With Islamic State militants just kilometres from the country’s western border, and increasingly radical anti-Shia militants to the east in Pakistan, Gareth Smyth examines Iran’s Sunni problem
Nearly ten years ago, a story circulating in Tehran had Mohammad Khatami say of Mahmoud Ahmadinejad, his successor as president, “No matter how extreme you are, you will always be in a queue behind Ousama [bin Laden].”
This may well have been an urban folk tale, but it highlighted a fear that Ahmadinejad’s assertive Shi’ism was not in Iran’s best interests. Rather than spread Iranian influence, unleash a revolution of the world’s dispossessed, or liberate Jerusalem from the Israelis, Iranian radicalism carried the danger of a backlash from Sunnis Muslims, who are around 80% of the world’s 1.6 billion Muslims, while Shia are 10-15% and a majority in only Iran, Iraq, Azerbaijan and Bahrain.
Is that nightmare now becoming real? Today the Islamic State (Isis), which regards Shia as infidels and has killed thousands, is barely kilometres from the Iranian border in Iraq’s Diyala province. But if the rapid rise of Isis to the west has alarmed the Iranian public, there are also developments to its east.
Several Pakistan Taliban commanders have declared their loyalty to Isis, including former spokesman Shahidullah Shahid. There are reports of Isis establishing an affiliate, Ansar-ul Daulat-e Islamia fil Pakistan, and luring recruits from two Sunni militant groups, Lashkar-e Jhangvi and Ahl-e Sunnat Wai Jamat.

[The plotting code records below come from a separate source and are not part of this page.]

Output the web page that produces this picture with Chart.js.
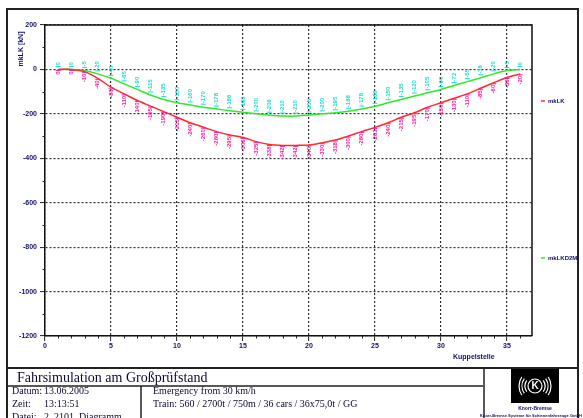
<!DOCTYPE html>
<html>
<head>
<meta charset="utf-8">
<script src="https://cdn.jsdelivr.net/npm/chart.js@4/dist/chart.umd.min.js"></script>
<style>
  html, body { margin: 0; padding: 0; background: #fff; }
  #wrap { width: 583px; height: 418px; position: relative; }
</style>
</head>
<body>
<div id="wrap"><canvas id="chart" width="583" height="418"></canvas></div>
<script>
// Kuppelstelle 1..36
const kuppelstelle = [1,2,3,4,5,6,7,8,9,10,11,12,13,14,15,16,17,18,19,20,21,22,23,24,25,26,27,28,29,30,31,32,33,34,35,36];
const mkLK = [0,0,-10,-40,-80,-110,-140,-165,-190,-215,-240,-260,-280,-295,-306,-325,-338,-342,-342,-340,-330,-318,-300,-280,-261,-240,-215,-195,-170,-150,-130,-110,-85,-60,-36,-20];
const mkLKD2M = [0,0,-5,-20,-40,-65,-90,-115,-135,-150,-160,-170,-178,-186,-193,-200,-206,-210,-210,-205,-200,-195,-188,-178,-166,-150,-135,-120,-105,-90,-72,-55,-38,-20,-5,0];
const seriesNames = ['mkLK', 'mkLKD2M'];
const seriesColors = ['#ff2a2a', '#2ee82e'];
const labelColors = ['#ff1aa0', '#19dcd0'];

const toPoints = vals => kuppelstelle.map((k, i) => ({ x: k, y: vals[i] }));

// frame, info box, minor ticks, value labels, legend
const decor = {
  id: 'decor',
  beforeDraw(chart) {
    const ctx = chart.ctx;
    ctx.save();
    ctx.fillStyle = '#fff';
    ctx.fillRect(0, 0, chart.width, chart.height);
    ctx.restore();
  },
  afterDraw(chart) {
    const ctx = chart.ctx;
    const xs = chart.scales.x, ys = chart.scales.y;
    const a = chart.chartArea;
    ctx.save();

    // outer frame
    ctx.strokeStyle = '#222';
    ctx.lineWidth = 2;
    ctx.beginPath();
    ctx.moveTo(7, 420); ctx.lineTo(7, 9); ctx.lineTo(578, 9); ctx.lineTo(578, 420);
    ctx.stroke();

    // plot box top/right
    ctx.lineWidth = 1.5;
    ctx.strokeStyle = '#111';
    ctx.beginPath();
    ctx.moveTo(a.left, a.top); ctx.lineTo(a.right, a.top); ctx.lineTo(a.right, a.bottom);
    ctx.stroke();

    // minor ticks
    ctx.lineWidth = 1;
    ctx.strokeStyle = '#222';
    ctx.beginPath();
    for (let v = 1; v < 37; v++) {
      if (v % 5 === 0) continue;
      const px = Math.round(xs.getPixelForValue(v)) + 0.5;
      ctx.moveTo(px, a.bottom); ctx.lineTo(px, a.bottom + 2.5);
    }
    for (let v = -1100; v < 200; v += 200) {
      const py = Math.round(ys.getPixelForValue(v)) + 0.5;
      ctx.moveTo(a.left - 2.5, py); ctx.lineTo(a.left, py);
    }
    ctx.stroke();

    // value labels at every point
    ctx.font = 'bold 6px "Liberation Sans", Arial, sans-serif';
    ctx.textBaseline = 'middle';
    [mkLK, mkLKD2M].forEach((vals, s) => {
      vals.forEach((v, i) => {
        const px = xs.getPixelForValue(kuppelstelle[i]);
        const py = ys.getPixelForValue(v);
        ctx.save();
        ctx.fillStyle = labelColors[s];
        ctx.strokeStyle = labelColors[s];
        ctx.lineWidth = 1;
        ctx.beginPath();
        if (s === 0) {
          ctx.moveTo(px - 2.5, py + 1); ctx.lineTo(px + 2.5, py + 1);
        } else {
          ctx.moveTo(px - 2.5, py - 3); ctx.lineTo(px + 2.5, py - 3);
        }
        ctx.stroke();
        ctx.translate(px, s === 0 ? py + 2 : py - 4);
        ctx.rotate(-Math.PI / 2);
        ctx.textAlign = s === 0 ? 'right' : 'left';
        ctx.fillText(String(Math.round(v)), 0, 0);
        ctx.restore();
      });
    });

    // axis titles
    ctx.fillStyle = '#10106a';
    ctx.font = 'bold 7px "Liberation Sans", Arial, sans-serif';
    ctx.save();
    ctx.translate(21, 49);
    ctx.rotate(-Math.PI / 2);
    ctx.textAlign = 'center';
    ctx.textBaseline = 'middle';
    ctx.fillText('mkLK [kN]', 0, 0);
    ctx.restore();
    ctx.textAlign = 'left';
    ctx.textBaseline = 'middle';
    ctx.fillText('Kuppelstelle', 453, 357);

    // legend
    const legY = [101, 258];
    seriesNames.forEach((n, s) => {
      ctx.strokeStyle = seriesColors[s];
      ctx.lineWidth = 1.5;
      ctx.beginPath();
      ctx.moveTo(541, legY[s]); ctx.lineTo(545, legY[s]);
      ctx.stroke();
      ctx.fillStyle = '#10106a';
      ctx.font = 'bold 6px "Liberation Sans", Arial, sans-serif';
      ctx.fillText(n, 548, legY[s]);
    });

    // info box
    ctx.strokeStyle = '#222';
    ctx.lineWidth = 2;
    ctx.beginPath();
    ctx.moveTo(7, 368); ctx.lineTo(578, 368);
    ctx.stroke();
    ctx.lineWidth = 1.5;
    ctx.beginPath();
    ctx.moveTo(7, 386); ctx.lineTo(483, 386);
    ctx.moveTo(484, 368); ctx.lineTo(484, 420);
    ctx.moveTo(141, 386); ctx.lineTo(141, 420);
    ctx.stroke();

    ctx.fillStyle = '#0a0a30';
    ctx.textBaseline = 'alphabetic';
    ctx.font = '14px "Liberation Serif", "Times New Roman", serif';
    ctx.fillText('Fahrsimulation am Großprüfstand', 17, 382);
    ctx.font = '10px "Liberation Serif", "Times New Roman", serif';
    ctx.fillText('Datum:', 12, 394);
    ctx.fillText('13.06.2005', 44, 394);
    ctx.fillText('Zeit:', 12, 407);
    ctx.fillText('13:13:51', 44, 407);
    ctx.fillText('Datei:', 12, 420);
    ctx.fillText('2_2101_Diagramm', 44, 420);
    ctx.fillText('Emergency from 30 km/h', 153, 394);
    ctx.fillText('Train: 560 / 2700t / 750m / 36 cars / 36x75,0t / GG', 153, 407);

    // logo
    ctx.fillStyle = '#000';
    ctx.fillRect(511, 369, 48, 34);
    ctx.strokeStyle = '#fff';
    ctx.lineWidth = 1.2;
    ctx.beginPath();
    ctx.arc(535, 386, 7, 0, Math.PI * 2);
    ctx.stroke();
    [10, 13, 16].forEach(r => {
      ctx.beginPath(); ctx.arc(535, 386, r, -0.6, 0.6); ctx.stroke();
      ctx.beginPath(); ctx.arc(535, 386, r, Math.PI - 0.6, Math.PI + 0.6); ctx.stroke();
    });
    ctx.fillStyle = '#fff';
    ctx.font = 'bold 10px "Liberation Sans", Arial, sans-serif';
    ctx.textAlign = 'center';
    ctx.textBaseline = 'middle';
    ctx.fillText('K', 535, 386.5);
    ctx.fillStyle = '#10106a';
    ctx.font = 'bold 5px "Liberation Sans", Arial, sans-serif';
    ctx.fillText('Knorr-Bremse', 535, 409);
    ctx.font = 'bold 4px "Liberation Sans", Arial, sans-serif';
    ctx.fillText('Knorr-Bremse Systeme für Schienenfahrzeuge GmbH', 531, 416);

    ctx.restore();
  }
};

const tickFont = { family: '"Liberation Sans", Arial, sans-serif', size: 7, weight: 'bold' };

new Chart(document.getElementById('chart'), {
  type: 'line',
  data: {
    datasets: [
      {
        label: seriesNames[0],
        data: toPoints(mkLK),
        borderColor: seriesColors[0],
        borderWidth: 1.5,
        pointRadius: 0,
        tension: 0.3,
        fill: false
      },
      {
        label: seriesNames[1],
        data: toPoints(mkLKD2M),
        borderColor: seriesColors[1],
        borderWidth: 1.5,
        pointRadius: 0,
        tension: 0.3,
        fill: false
      }
    ]
  },
  options: {
    responsive: false,
    animation: false,
    layout: { padding: { left: 0, top: 25, right: 51, bottom: 52 } },
    plugins: { legend: { display: false }, tooltip: { enabled: false } },
    scales: {
      x: {
        type: 'linear',
        min: 0,
        max: 36.9,
        afterFit: s => { s.height = 30; },
        ticks: {
          stepSize: 5,
          includeBounds: false,
          autoSkip: false,
          maxRotation: 0,
          padding: 1,
          color: '#10106a',
          font: tickFont,
          callback: v => (v % 5 === 0 ? String(v) : '')
        },
        grid: { color: '#333', lineWidth: 1.2, tickLength: 5, tickColor: '#222', tickWidth: 1 },
        border: { color: '#111', width: 1.5, dash: [2, 2] }
      },
      y: {
        min: -1200,
        max: 200,
        afterFit: s => { s.width = 45; },
        ticks: {
          stepSize: 200,
          padding: 3,
          color: '#10106a',
          font: tickFont,
          callback: v => String(v)
        },
        grid: { color: '#333', lineWidth: 1.2, tickLength: 5, tickColor: '#222', tickWidth: 1 },
        border: { color: '#111', width: 1.5, dash: [2, 2] }
      }
    }
  },
  plugins: [decor]
});
</script>
</body>
</html>
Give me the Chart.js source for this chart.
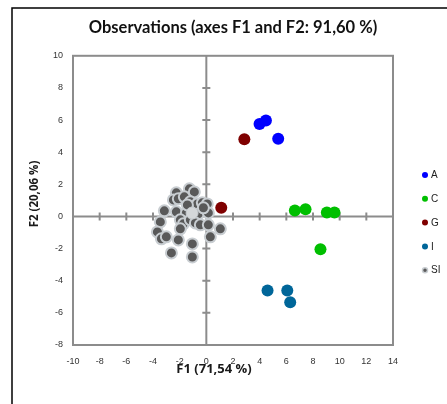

For 30 years, Pakistan has been a centre of a brand of Sunni extremism, related to Saudi Wahhabism, that considers Shia apostates. Violence against Shia has killed thousands in recent years. In Baluchistan, neighbouring Iran, eight Shia were taken from a bus in October and gunned down in Quetta, the provincial capital.
A Human Rights Watch report in June highlighted a litany of atrocities against Shia, especially against ethnic Hazara in Baluchistan province, that have killed many hundreds in recent years, including two bombings in Quetta in 2013 in which at least 180 died.
Pakistani Baluch army recruits take part in a training exercise in Quetta in 2010.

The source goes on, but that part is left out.